**DO THIS**
Copy the data that follows exactly. Include no pictures.

[BEGIN]

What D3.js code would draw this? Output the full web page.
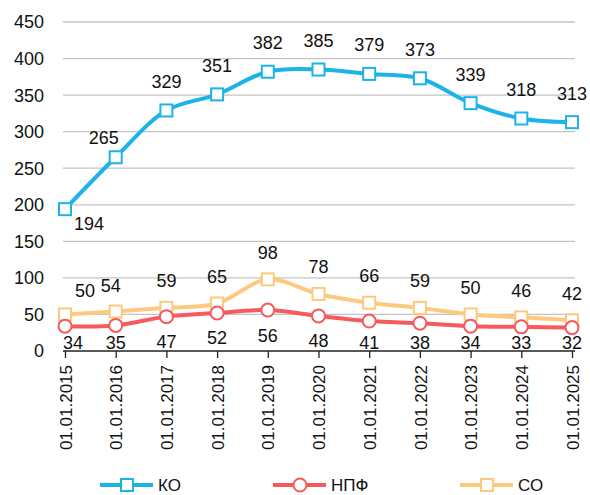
<!DOCTYPE html>
<html>
<head>
<meta charset="utf-8">
<script src="https://cdn.jsdelivr.net/npm/d3@7"></script>
<style>
  body { margin: 0; background: #fff; }
  text { font-family: "Liberation Sans", Arial, sans-serif; fill: #111; }
</style>
</head>
<body>
<div id="chart"></div>
<script>
const width = 590
const height = 495

const dates = ['01.01.2015', '01.01.2016', '01.01.2017', '01.01.2018', '01.01.2019', '01.01.2020',
  '01.01.2021', '01.01.2022', '01.01.2023', '01.01.2024', '01.01.2025'];
const koValues = [194, 265, 329, 351, 382, 385, 379, 373, 339, 318, 313];
const npfValues = [34, 35, 47, 52, 56, 48, 41, 38, 34, 33, 32];
const soValues = [50, 54, 59, 65, 98, 78, 66, 59, 50, 46, 42];
const yTicks = [0, 50, 100, 150, 200, 250, 300, 350, 400, 450];
const seriesNames = ['КО', 'НПФ', 'СО'];

const colors = {ko: '#1cb4e8', npf: '#f65a5c', so: '#fdc97f'};

const svg = d3.select('#chart').append('svg').attr('width', width).attr('height', height);

const x = d3.scalePoint().domain(dates).range([65, 572]);
const y = d3.scaleLinear().domain([0, 450]).range([351, 22]);

// grid
svg.append('g')
  .selectAll('line')
  .data(yTicks.filter(t => t > 0))
  .enter().append('line')
  .attr('x1', 63).attr('x2', 575)
  .attr('y1', d => y(d)).attr('y2', d => y(d))
  .attr('stroke', '#c4c4c4').attr('stroke-width', 1.3);

// y labels
svg.append('g')
  .selectAll('text')
  .data(yTicks)
  .enter().append('text')
  .attr('x', 44)
  .attr('y', d => y(d))
  .attr('dy', '0.36em')
  .attr('text-anchor', 'end')
  .style('font-size', '18px')
  .text(d => d);

// x axis
const xAxis = svg.append('g')
  .attr('transform', 'translate(0,' + y(0) + ')')
  .call(d3.axisBottom(x).tickSize(7).tickPadding(8));
xAxis.select('.domain').attr('stroke', '#222').attr('stroke-width', 1.3).attr('d', 'M63,0H575');
xAxis.selectAll('.tick line').attr('stroke', '#222').attr('stroke-width', 1.3);
xAxis.selectAll('.tick text')
  .attr('transform', 'rotate(-90)')
  .attr('text-anchor', 'end')
  .attr('x', -14)
  .attr('y', 0)
  .attr('dy', '0.36em')
  .style('font-size', '17px')
  .style('font-family', '"Liberation Sans", Arial, sans-serif')
  .attr('fill', '#111');

const line = d3.line()
  .x((d, i) => x(dates[i]))
  .y(d => y(d))
  .curve(d3.curveCatmullRom.alpha(0.5));

function drawSeries(values, color, shape) {
  svg.append('path')
    .datum(values)
    .attr('d', line)
    .attr('fill', 'none')
    .attr('stroke', color)
    .attr('stroke-width', 4);
  const g = svg.append('g');
  if (shape === 'square') {
    g.selectAll('rect').data(values).enter().append('rect')
      .attr('x', (d, i) => x(dates[i]) - 6)
      .attr('y', d => y(d) - 6)
      .attr('width', 12).attr('height', 12)
      .attr('fill', '#fff').attr('stroke', color).attr('stroke-width', 2);
  } else {
    g.selectAll('circle').data(values).enter().append('circle')
      .attr('cx', (d, i) => x(dates[i]))
      .attr('cy', d => y(d))
      .attr('r', 6.5)
      .attr('fill', '#fff').attr('stroke', color).attr('stroke-width', 2);
  }
}

drawSeries(soValues, colors.so, 'square');
drawSeries(npfValues, colors.npf, 'circle');
drawSeries(koValues, colors.ko, 'square');

// data labels
function labels(values, fn) {
  svg.append('g')
    .selectAll('text')
    .data(values)
    .enter().append('text')
    .attr('text-anchor', 'middle')
    .attr('dy', '0.36em')
    .style('font-size', '18px')
    .each(function(d, i) {
      const p = fn(d, i);
      d3.select(this).attr('x', p[0]).attr('y', p[1]);
    })
    .text(d => d);
}

labels(koValues, (d, i) => {
  const px = x(dates[i]), py = y(d);
  if (i === 0) return [px + 24, py + 14];
  if (i === 1) return [px - 12, py - 20];
  return [px, Math.max(38, py - 29)];
});
labels(soValues, (d, i) => {
  const px = x(dates[i]), py = y(d);
  if (i === 0) return [px + 20, py - 24];
  if (i === 1) return [px - 5, py - 26];
  return [px, py - 27];
});
labels(npfValues, (d, i) => {
  const px = x(dates[i]), py = y(d);
  return [px + (i === 0 ? 8 : 0), Math.min(py + 25, 343)];
});

// legend
const legendItems = [
  {name: seriesNames[0], color: colors.ko, shape: 'square', x: 100},
  {name: seriesNames[1], color: colors.npf, shape: 'circle', x: 273},
  {name: seriesNames[2], color: colors.so, shape: 'square', x: 460}
];
const ly = 485;
legendItems.forEach(item => {
  const g = svg.append('g');
  g.append('line')
    .attr('x1', item.x).attr('x2', item.x + 53)
    .attr('y1', ly).attr('y2', ly)
    .attr('stroke', item.color).attr('stroke-width', 4);
  if (item.shape === 'square') {
    g.append('rect')
      .attr('x', item.x + 21).attr('y', ly - 6)
      .attr('width', 12).attr('height', 12)
      .attr('fill', '#fff').attr('stroke', item.color).attr('stroke-width', 2);
  } else {
    g.append('circle')
      .attr('cx', item.x + 27).attr('cy', ly).attr('r', 6.5)
      .attr('fill', '#fff').attr('stroke', item.color).attr('stroke-width', 2);
  }
  g.append('text')
    .attr('x', item.x + 58).attr('y', ly)
    .attr('dy', '0.36em')
    .style('font-size', '17px')
    .text(item.name);
});
</script>
</body>
</html>
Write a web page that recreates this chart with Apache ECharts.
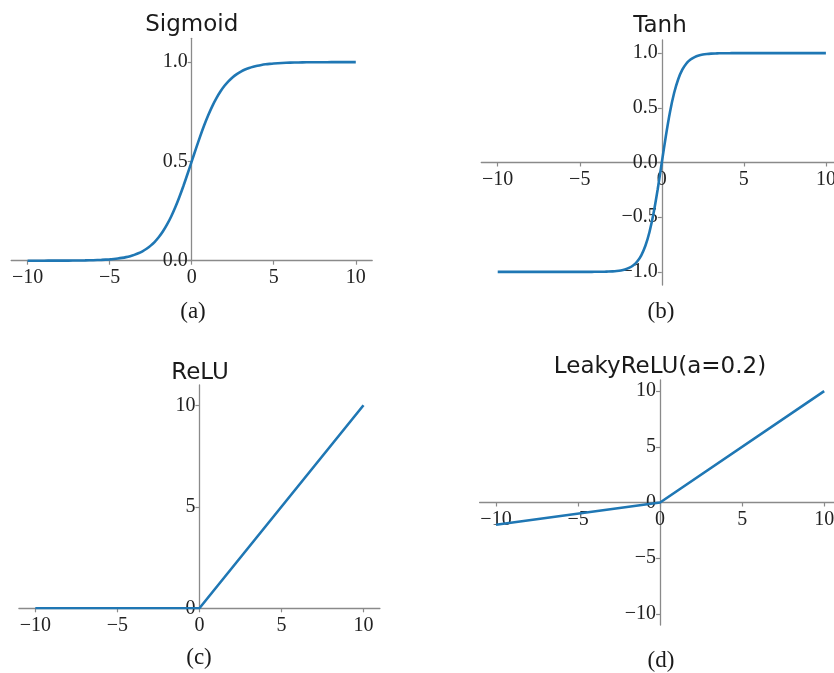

[END]

**RESPONSE TO THIS TASK**
What D3.js code would draw this? Output the full web page.
<!DOCTYPE html>
<html>
<head>
<meta charset="utf-8">
<script src="https://cdn.jsdelivr.net/npm/d3@7"></script>
<style>
  body { margin: 0; background: #fff; }
  text { font-family: "Liberation Sans", Arial, sans-serif; fill: #111; }
</style>
</head>
<body>
<div id="chart"></div>
<script>
const width = 590
const height = 495

const dates = ['01.01.2015', '01.01.2016', '01.01.2017', '01.01.2018', '01.01.2019', '01.01.2020',
  '01.01.2021', '01.01.2022', '01.01.2023', '01.01.2024', '01.01.2025'];
const koValues = [194, 265, 329, 351, 382, 385, 379, 373, 339, 318, 313];
const npfValues = [34, 35, 47, 52, 56, 48, 41, 38, 34, 33, 32];
const soValues = [50, 54, 59, 65, 98, 78, 66, 59, 50, 46, 42];
const yTicks = [0, 50, 100, 150, 200, 250, 300, 350, 400, 450];
const seriesNames = ['КО', 'НПФ', 'СО'];

const colors = {ko: '#1cb4e8', npf: '#f65a5c', so: '#fdc97f'};

const svg = d3.select('#chart').append('svg').attr('width', width).attr('height', height);

const x = d3.scalePoint().domain(dates).range([65, 572]);
const y = d3.scaleLinear().domain([0, 450]).range([351, 22]);

// grid
svg.append('g')
  .selectAll('line')
  .data(yTicks.filter(t => t > 0))
  .enter().append('line')
  .attr('x1', 63).attr('x2', 575)
  .attr('y1', d => y(d)).attr('y2', d => y(d))
  .attr('stroke', '#c4c4c4').attr('stroke-width', 1.3);

// y labels
svg.append('g')
  .selectAll('text')
  .data(yTicks)
  .enter().append('text')
  .attr('x', 44)
  .attr('y', d => y(d))
  .attr('dy', '0.36em')
  .attr('text-anchor', 'end')
  .style('font-size', '18px')
  .text(d => d);

// x axis
const xAxis = svg.append('g')
  .attr('transform', 'translate(0,' + y(0) + ')')
  .call(d3.axisBottom(x).tickSize(7).tickPadding(8));
xAxis.select('.domain').attr('stroke', '#222').attr('stroke-width', 1.3).attr('d', 'M63,0H575');
xAxis.selectAll('.tick line').attr('stroke', '#222').attr('stroke-width', 1.3);
xAxis.selectAll('.tick text')
  .attr('transform', 'rotate(-90)')
  .attr('text-anchor', 'end')
  .attr('x', -14)
  .attr('y', 0)
  .attr('dy', '0.36em')
  .style('font-size', '17px')
  .style('font-family', '"Liberation Sans", Arial, sans-serif')
  .attr('fill', '#111');

const line = d3.line()
  .x((d, i) => x(dates[i]))
  .y(d => y(d))
  .curve(d3.curveCatmullRom.alpha(0.5));

function drawSeries(values, color, shape) {
  svg.append('path')
    .datum(values)
    .attr('d', line)
    .attr('fill', 'none')
    .attr('stroke', color)
    .attr('stroke-width', 4);
  const g = svg.append('g');
  if (shape === 'square') {
    g.selectAll('rect').data(values).enter().append('rect')
      .attr('x', (d, i) => x(dates[i]) - 6)
      .attr('y', d => y(d) - 6)
      .attr('width', 12).attr('height', 12)
      .attr('fill', '#fff').attr('stroke', color).attr('stroke-width', 2);
  } else {
    g.selectAll('circle').data(values).enter().append('circle')
      .attr('cx', (d, i) => x(dates[i]))
      .attr('cy', d => y(d))
      .attr('r', 6.5)
      .attr('fill', '#fff').attr('stroke', color).attr('stroke-width', 2);
  }
}

drawSeries(soValues, colors.so, 'square');
drawSeries(npfValues, colors.npf, 'circle');
drawSeries(koValues, colors.ko, 'square');

// data labels
function labels(values, fn) {
  svg.append('g')
    .selectAll('text')
    .data(values)
    .enter().append('text')
    .attr('text-anchor', 'middle')
    .attr('dy', '0.36em')
    .style('font-size', '18px')
    .each(function(d, i) {
      const p = fn(d, i);
      d3.select(this).attr('x', p[0]).attr('y', p[1]);
    })
    .text(d => d);
}

labels(koValues, (d, i) => {
  const px = x(dates[i]), py = y(d);
  if (i === 0) return [px + 24, py + 14];
  if (i === 1) return [px - 12, py - 20];
  return [px, Math.max(38, py - 29)];
});
labels(soValues, (d, i) => {
  const px = x(dates[i]), py = y(d);
  if (i === 0) return [px + 20, py - 24];
  if (i === 1) return [px - 5, py - 26];
  return [px, py - 27];
});
labels(npfValues, (d, i) => {
  const px = x(dates[i]), py = y(d);
  return [px + (i === 0 ? 8 : 0), Math.min(py + 25, 343)];
});

// legend
const legendItems = [
  {name: seriesNames[0], color: colors.ko, shape: 'square', x: 100},
  {name: seriesNames[1], color: colors.npf, shape: 'circle', x: 273},
  {name: seriesNames[2], color: colors.so, shape: 'square', x: 460}
];
const ly = 485;
legendItems.forEach(item => {
  const g = svg.append('g');
  g.append('line')
    .attr('x1', item.x).attr('x2', item.x + 53)
    .attr('y1', ly).attr('y2', ly)
    .attr('stroke', item.color).attr('stroke-width', 4);
  if (item.shape === 'square') {
    g.append('rect')
      .attr('x', item.x + 21).attr('y', ly - 6)
      .attr('width', 12).attr('height', 12)
      .attr('fill', '#fff').attr('stroke', item.color).attr('stroke-width', 2);
  } else {
    g.append('circle')
      .attr('cx', item.x + 27).attr('cy', ly).attr('r', 6.5)
      .attr('fill', '#fff').attr('stroke', item.color).attr('stroke-width', 2);
  }
  g.append('text')
    .attr('x', item.x + 58).attr('y', ly)
    .attr('dy', '0.36em')
    .style('font-size', '17px')
    .text(item.name);
});
</script>
</body>
</html>
Write a web page that recreates this chart with Apache ECharts.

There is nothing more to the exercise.